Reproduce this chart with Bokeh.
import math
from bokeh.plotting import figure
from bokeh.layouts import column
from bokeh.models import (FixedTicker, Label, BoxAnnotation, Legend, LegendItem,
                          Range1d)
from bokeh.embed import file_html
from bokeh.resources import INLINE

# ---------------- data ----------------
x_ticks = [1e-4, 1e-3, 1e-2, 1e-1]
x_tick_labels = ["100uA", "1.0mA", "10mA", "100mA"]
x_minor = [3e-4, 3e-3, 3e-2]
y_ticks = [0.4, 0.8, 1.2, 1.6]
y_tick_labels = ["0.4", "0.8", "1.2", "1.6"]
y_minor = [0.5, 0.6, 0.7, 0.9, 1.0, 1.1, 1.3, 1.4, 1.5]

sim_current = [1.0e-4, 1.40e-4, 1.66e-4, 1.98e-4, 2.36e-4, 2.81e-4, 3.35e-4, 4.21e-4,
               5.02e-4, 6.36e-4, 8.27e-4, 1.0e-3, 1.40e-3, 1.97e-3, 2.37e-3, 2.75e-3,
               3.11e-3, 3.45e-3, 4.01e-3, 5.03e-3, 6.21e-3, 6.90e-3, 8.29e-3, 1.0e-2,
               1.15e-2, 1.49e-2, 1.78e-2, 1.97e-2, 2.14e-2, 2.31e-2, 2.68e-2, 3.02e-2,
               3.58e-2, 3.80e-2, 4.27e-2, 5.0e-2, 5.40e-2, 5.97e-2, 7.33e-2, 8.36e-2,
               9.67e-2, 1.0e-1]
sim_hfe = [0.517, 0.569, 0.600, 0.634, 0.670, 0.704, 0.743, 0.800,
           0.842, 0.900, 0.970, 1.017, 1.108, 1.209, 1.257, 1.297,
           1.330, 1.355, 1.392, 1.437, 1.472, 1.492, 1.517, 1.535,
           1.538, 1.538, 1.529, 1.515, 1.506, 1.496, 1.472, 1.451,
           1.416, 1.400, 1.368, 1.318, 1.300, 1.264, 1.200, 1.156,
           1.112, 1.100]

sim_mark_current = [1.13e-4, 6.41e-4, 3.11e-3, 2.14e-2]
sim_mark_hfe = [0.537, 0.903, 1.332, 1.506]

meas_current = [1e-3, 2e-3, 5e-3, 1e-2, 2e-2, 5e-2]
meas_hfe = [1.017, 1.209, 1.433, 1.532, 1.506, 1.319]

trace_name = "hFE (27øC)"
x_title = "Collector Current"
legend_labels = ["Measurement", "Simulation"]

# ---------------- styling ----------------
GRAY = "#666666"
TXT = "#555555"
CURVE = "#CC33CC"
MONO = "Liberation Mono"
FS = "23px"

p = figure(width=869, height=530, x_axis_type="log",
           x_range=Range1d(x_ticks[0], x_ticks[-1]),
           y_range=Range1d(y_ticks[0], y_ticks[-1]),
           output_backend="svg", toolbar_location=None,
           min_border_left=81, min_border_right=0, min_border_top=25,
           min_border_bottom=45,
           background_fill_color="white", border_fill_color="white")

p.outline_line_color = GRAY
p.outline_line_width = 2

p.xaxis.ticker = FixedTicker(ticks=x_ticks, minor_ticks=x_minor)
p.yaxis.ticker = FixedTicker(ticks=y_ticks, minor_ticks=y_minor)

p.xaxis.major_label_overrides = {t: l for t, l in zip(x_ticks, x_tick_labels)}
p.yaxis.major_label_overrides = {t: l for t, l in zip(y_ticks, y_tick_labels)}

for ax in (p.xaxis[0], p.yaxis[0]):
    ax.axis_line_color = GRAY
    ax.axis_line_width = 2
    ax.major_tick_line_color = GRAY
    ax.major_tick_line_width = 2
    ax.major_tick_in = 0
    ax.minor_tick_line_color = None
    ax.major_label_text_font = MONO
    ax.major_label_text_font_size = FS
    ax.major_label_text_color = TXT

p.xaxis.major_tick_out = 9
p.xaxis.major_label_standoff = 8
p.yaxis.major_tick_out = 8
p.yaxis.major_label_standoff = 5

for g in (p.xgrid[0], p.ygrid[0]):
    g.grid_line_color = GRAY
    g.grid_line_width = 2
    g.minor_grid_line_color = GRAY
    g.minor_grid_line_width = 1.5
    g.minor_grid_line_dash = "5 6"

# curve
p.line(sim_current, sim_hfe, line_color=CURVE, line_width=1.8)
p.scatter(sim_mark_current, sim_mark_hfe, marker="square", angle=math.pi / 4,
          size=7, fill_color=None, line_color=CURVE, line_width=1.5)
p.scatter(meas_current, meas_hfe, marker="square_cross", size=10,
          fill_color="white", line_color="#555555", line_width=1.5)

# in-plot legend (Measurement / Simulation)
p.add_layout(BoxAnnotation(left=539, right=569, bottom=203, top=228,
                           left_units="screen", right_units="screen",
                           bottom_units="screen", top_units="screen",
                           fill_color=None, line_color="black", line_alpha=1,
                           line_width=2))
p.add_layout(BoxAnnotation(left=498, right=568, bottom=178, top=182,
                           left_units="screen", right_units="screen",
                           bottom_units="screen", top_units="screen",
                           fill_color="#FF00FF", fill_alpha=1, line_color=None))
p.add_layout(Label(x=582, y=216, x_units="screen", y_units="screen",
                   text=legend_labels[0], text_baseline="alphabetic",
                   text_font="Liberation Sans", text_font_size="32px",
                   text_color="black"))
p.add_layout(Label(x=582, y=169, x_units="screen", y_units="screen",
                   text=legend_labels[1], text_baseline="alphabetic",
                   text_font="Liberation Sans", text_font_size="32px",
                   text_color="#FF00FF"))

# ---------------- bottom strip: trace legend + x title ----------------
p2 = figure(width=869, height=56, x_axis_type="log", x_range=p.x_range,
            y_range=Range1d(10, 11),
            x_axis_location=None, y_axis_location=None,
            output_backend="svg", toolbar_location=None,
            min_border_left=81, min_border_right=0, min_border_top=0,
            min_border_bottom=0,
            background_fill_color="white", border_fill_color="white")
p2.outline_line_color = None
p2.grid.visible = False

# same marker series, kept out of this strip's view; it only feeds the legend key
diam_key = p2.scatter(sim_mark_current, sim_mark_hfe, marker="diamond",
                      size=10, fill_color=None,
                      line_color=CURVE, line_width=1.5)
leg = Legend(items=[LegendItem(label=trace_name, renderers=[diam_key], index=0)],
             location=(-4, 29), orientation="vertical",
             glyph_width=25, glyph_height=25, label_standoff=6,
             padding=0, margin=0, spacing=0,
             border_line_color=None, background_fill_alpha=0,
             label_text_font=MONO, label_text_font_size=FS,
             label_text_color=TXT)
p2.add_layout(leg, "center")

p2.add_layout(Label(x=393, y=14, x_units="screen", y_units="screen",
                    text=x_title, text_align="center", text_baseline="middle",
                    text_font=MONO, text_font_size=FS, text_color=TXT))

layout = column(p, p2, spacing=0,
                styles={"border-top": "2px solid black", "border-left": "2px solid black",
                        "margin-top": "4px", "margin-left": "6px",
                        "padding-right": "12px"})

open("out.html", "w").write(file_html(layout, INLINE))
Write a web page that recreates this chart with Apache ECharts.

_ _ _ _ _ _ _

Only the lines from the first line of the records through the line containing "y_minor = [0.5, 0.6, 0.7, 0.9, 1.0, 1.1, 1.3, 1.4, 1.5]" should be repeated, exactly as they appear.

● WRITTEN ANSWER:
Reproduce this chart with Bokeh.
import math
from bokeh.plotting import figure
from bokeh.layouts import column
from bokeh.models import (FixedTicker, Label, BoxAnnotation, Legend, LegendItem,
                          Range1d)
from bokeh.embed import file_html
from bokeh.resources import INLINE

# ---------------- data ----------------
x_ticks = [1e-4, 1e-3, 1e-2, 1e-1]
x_tick_labels = ["100uA", "1.0mA", "10mA", "100mA"]
x_minor = [3e-4, 3e-3, 3e-2]
y_ticks = [0.4, 0.8, 1.2, 1.6]
y_tick_labels = ["0.4", "0.8", "1.2", "1.6"]
y_minor = [0.5, 0.6, 0.7, 0.9, 1.0, 1.1, 1.3, 1.4, 1.5]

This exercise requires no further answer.